Tallahassee constraints, itemized.
This registry isolates the state laws and recent bills that reduce local discretion. It shifts the analysis from candidate rhetoric to the legal boundaries that actually govern city action.
What the state has taken off the table.
Florida sharply limits local rent regulation, shifting the city housing response toward zoning, permitting, land disposition, and city-backed financing tools.
Moves rent stabilization proposals out of direct city authority and back toward supply-side, administrative, and land-use responses.
Accelerate missing-middle zoning, adaptive reuse, land disposition, and CRA-backed workforce housing where city authority is already clear.
Recent state legislation preempted several categories of local landlord-tenant requirements and narrowed municipal experimentation.
Constrains city-specific tenant mandates and raises litigation risk if the city tries to rebuild those requirements locally.
Keep the municipal response on code compliance, legal-aid partnerships, permitting speed, and housing production tools the city still controls.
State law limits local governments from imposing independent wage floors and certain local-hiring conditions on contractors.

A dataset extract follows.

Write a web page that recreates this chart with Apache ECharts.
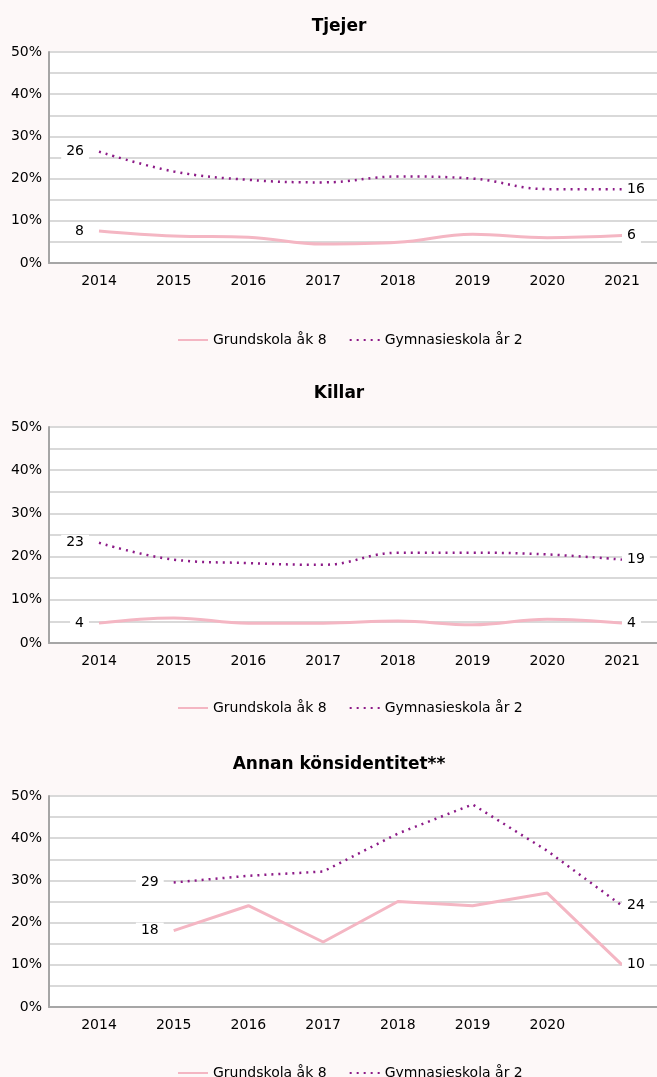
<!DOCTYPE html>
<html>
<head>
<meta charset="utf-8">
<script src="https://cdn.jsdelivr.net/npm/echarts@6/dist/echarts.min.js"></script>
<style>
    html, body {margin: 0; padding: 0; background: #fdf8f8;}
    #chart {width: 657px; height: 1077px;}
</style>
</head>
<body>
<div id="chart"></div>
<script>
// årtal på x-axeln
var years = [2014, 2015, 2016, 2017, 2018, 2019, 2020, 2021];
var yearLabels = ['2014', '2015', '2016', '2017', '2018', '2019', '2020', '2021'];
// sista året saknar etikett i tredje diagrammet
var yearLabelsAnnan = ['2014', '2015', '2016', '2017', '2018', '2019', '2020'];
var seriesNames = ['Grundskola åk 8', 'Gymnasieskola år 2'];
var titles = ['Tjejer', 'Killar', 'Annan könsidentitet**'];

// värden i procent
var tjejerGrund = [7.6, 6.4, 6.1, 4.5, 4.9, 6.8, 6.0, 6.5];
var tjejerGymn = [26.4, 21.7, 19.7, 19.1, 20.5, 20.0, 17.5, 17.5];
var killarGrund = [4.6, 5.8, 4.6, 4.6, 5.1, 4.2, 5.5, 4.6];
var killarGymn = [23.2, 19.3, 18.5, 18.1, 20.9, 20.9, 20.5, 19.3];
var annanGrund = [null, 18.1, 24.0, 15.4, 25.0, 24.0, 27.0, 10.0];
var annanGymn = [null, 29.5, 31.1, 32.1, 41.1, 48.0, 37.0, 24.0];

// dataetiketter vid första och sista punkten
var tjejerGrundLabels = ['8', '6'];
var tjejerGymnLabels = ['26', '16'];
var killarGrundLabels = ['4', '4'];
var killarGymnLabels = ['23', '19'];
var annanGrundLabels = ['18', '10'];
var annanGymnLabels = ['29', '24'];

var yTicks = [0, 10, 20, 30, 40, 50];

var FONT = '"DejaVu Sans", Verdana, sans-serif';
var PINK = '#f4b6c3';
var PURPLE = '#8c1a87';

// panelernas lägen (px)
var panels = [
    {top: 52, bottom: 263, titleTop: 13, legendTop: 328, smooth: 0.4},
    {top: 427, bottom: 643, titleTop: 380, legendTop: 696, smooth: 0.4},
    {top: 796, bottom: 1007, titleTop: 751, legendTop: 1061, smooth: false}
];

function pairs(values) {
    return values.map(function (v, i) {
        return [years[i], v];
    });
}

// etikett på första och sista punkten med värde
function withLabels(values, labels) {
    var data = pairs(values);
    var first = -1;
    var last = -1;
    values.forEach(function (v, i) {
        if (v !== null) {
            if (first < 0) {
                first = i;
            }
            last = i;
        }
    });
    data[first] = {
        value: data[first],
        label: {show: true, position: 'left', distance: 10, formatter: labels[0]}
    };
    data[last] = {
        value: data[last],
        label: {show: true, position: 'right', distance: 0, formatter: labels[1]}
    };
    return data;
}

var seriesData = [
    [withLabels(tjejerGrund, tjejerGrundLabels), withLabels(tjejerGymn, tjejerGymnLabels)],
    [withLabels(killarGrund, killarGrundLabels), withLabels(killarGymn, killarGymnLabels)],
    [withLabels(annanGrund, annanGrundLabels), withLabels(annanGymn, annanGymnLabels)]
];
var xLabelSets = [yearLabels, yearLabels, yearLabelsAnnan];

var option = {
    backgroundColor: '#fdf8f8',
    animation: false,
    textStyle: {fontFamily: FONT},
    title: [],
    legend: [],
    grid: [],
    xAxis: [],
    yAxis: [],
    series: []
};

panels.forEach(function (p, k) {
    option.title.push({
        text: titles[k],
        left: 334,
        top: p.titleTop,
        textAlign: 'center',
        textStyle: {fontFamily: FONT, fontSize: 17, fontWeight: 'bold', color: '#000'}
    });
    option.grid.push({
        left: 49,
        right: 0,
        top: p.top,
        height: p.bottom - p.top,
        show: true,
        backgroundColor: '#ffffff',
        borderWidth: 0
    });
    var customYears = xLabelSets[k].map(function (s) {
        return Number(s);
    });
    option.xAxis.push({
        type: 'value',
        gridIndex: k,
        min: 2013.331,
        max: 2021.468,
        axisLine: {show: true, onZero: false, lineStyle: {color: '#a6a6a6', width: 2}},
        axisTick: {show: false},
        splitLine: {show: false},
        axisLabel: {
            customValues: customYears,
            formatter: function (v) {
                return String(Math.round(v));
            },
            margin: 11,
            fontFamily: FONT,
            fontSize: 14,
            color: '#000'
        }
    });
    option.yAxis.push({
        type: 'value',
        gridIndex: k,
        min: yTicks[0],
        max: yTicks[yTicks.length - 1],
        interval: 10,
        axisLine: {show: true, lineStyle: {color: '#a6a6a6', width: 2}},
        axisTick: {show: false},
        minorTick: {show: false, splitNumber: 2},
        splitLine: {show: true, lineStyle: {color: '#d9d9d9', width: 2}},
        minorSplitLine: {show: true, lineStyle: {color: '#d9d9d9', width: 2}},
        axisLabel: {
            formatter: '{value}%',
            margin: 7,
            fontFamily: FONT,
            fontSize: 14,
            color: '#000'
        }
    });
    var labelStyle = {
        fontFamily: FONT,
        fontSize: 14,
        color: '#000',
        backgroundColor: '#ffffff',
        padding: [1, 5]
    };
    option.series.push({
        name: seriesNames[0],
        type: 'line',
        xAxisIndex: k,
        yAxisIndex: k,
        data: seriesData[k][0],
        symbol: 'circle',
        symbolSize: 0,
        showSymbol: true,
        smooth: p.smooth,
        lineStyle: {color: PINK, width: 3},
        itemStyle: {color: PINK},
        label: labelStyle,
        z: 3
    });
    option.series.push({
        name: seriesNames[1],
        type: 'line',
        xAxisIndex: k,
        yAxisIndex: k,
        data: seriesData[k][1],
        symbol: 'circle',
        symbolSize: 0,
        showSymbol: true,
        smooth: p.smooth,
        lineStyle: {color: PURPLE, width: 2.5, type: [2, 5], cap: 'butt'},
        itemStyle: {color: PURPLE},
        label: labelStyle,
        z: 4
    });
    option.legend.push({
        data: seriesNames,
        top: p.legendTop,
        left: 172,
        itemWidth: 30,
        itemHeight: 14,
        itemGap: 22,
        itemStyle: {opacity: 0},
        textStyle: {fontFamily: FONT, fontSize: 14, color: '#000'}
    });
});

var chart = echarts.init(document.getElementById('chart'));
chart.setOption(option);
</script>
</body>
</html>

Reclassifies wage-floor and local-hire promises as procurement-design, transparency, and training questions rather than enforceable local rules.

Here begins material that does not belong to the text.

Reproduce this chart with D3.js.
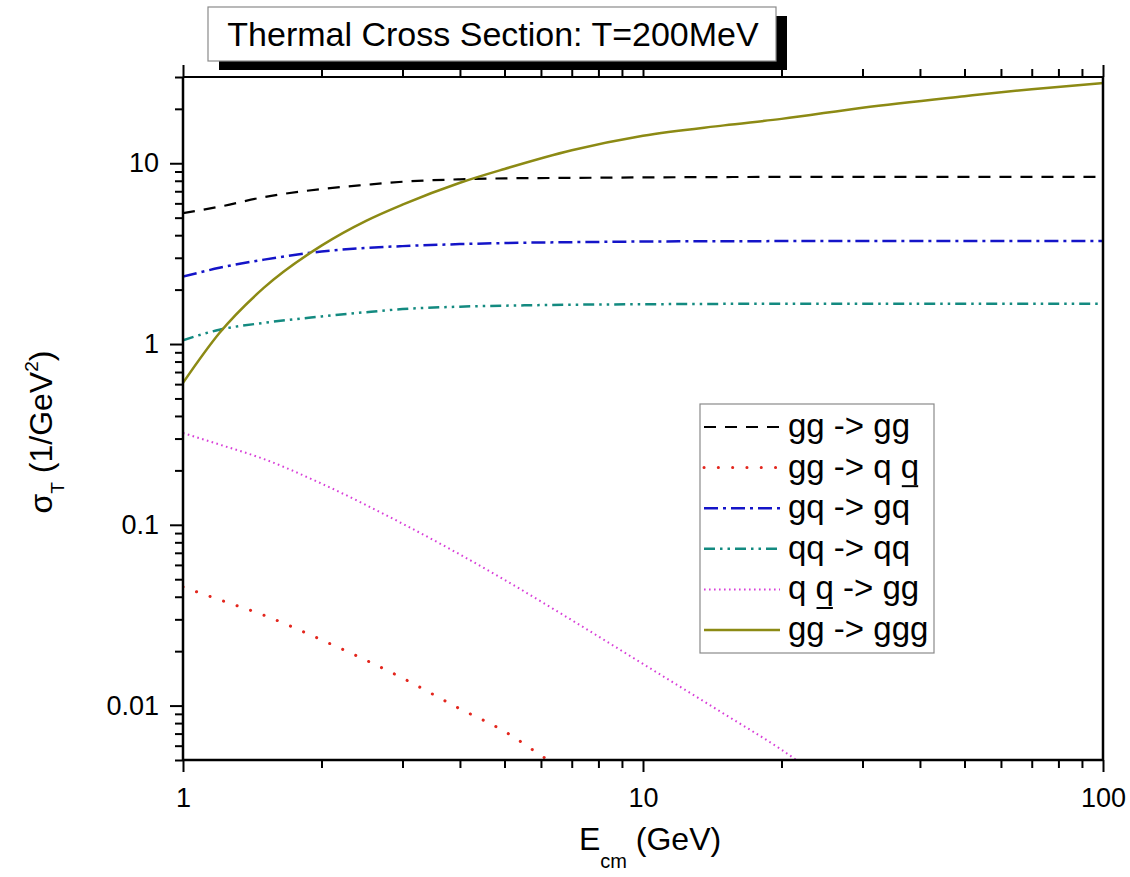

Use procurement transparency, workforce training partnerships, and performance-based contracting terms that stay inside current state limits.
Florida reserves firearms regulation to the state and includes personal penalties for local officials who violate the statute.
Removes local gun-rule implementation from the mayor’s toolset and creates direct legal exposure for noncompliance.
Keep the city response on intervention funding, crisis-response capacity, youth programs, and public-safety transparency measures.
Recent state changes shifted appointment mechanics for police review boards away from broad local design discretion.
Limits the mayor’s independent ability to structure oversight boards without alignment from state requirements and agency leadership.
Focus municipal oversight on public reporting, use-of-force data, response-time standards, and management practices the city can publish directly.
Florida expanded mechanisms that allow challengers to halt local ordinances during litigation.
Raises operational and legal risk when the city drafts ordinances near the edge of clearly established municipal authority.
Keep implementation plans inside well-established charter, budget, and administrative authorities, with legal review before ordinances move forward.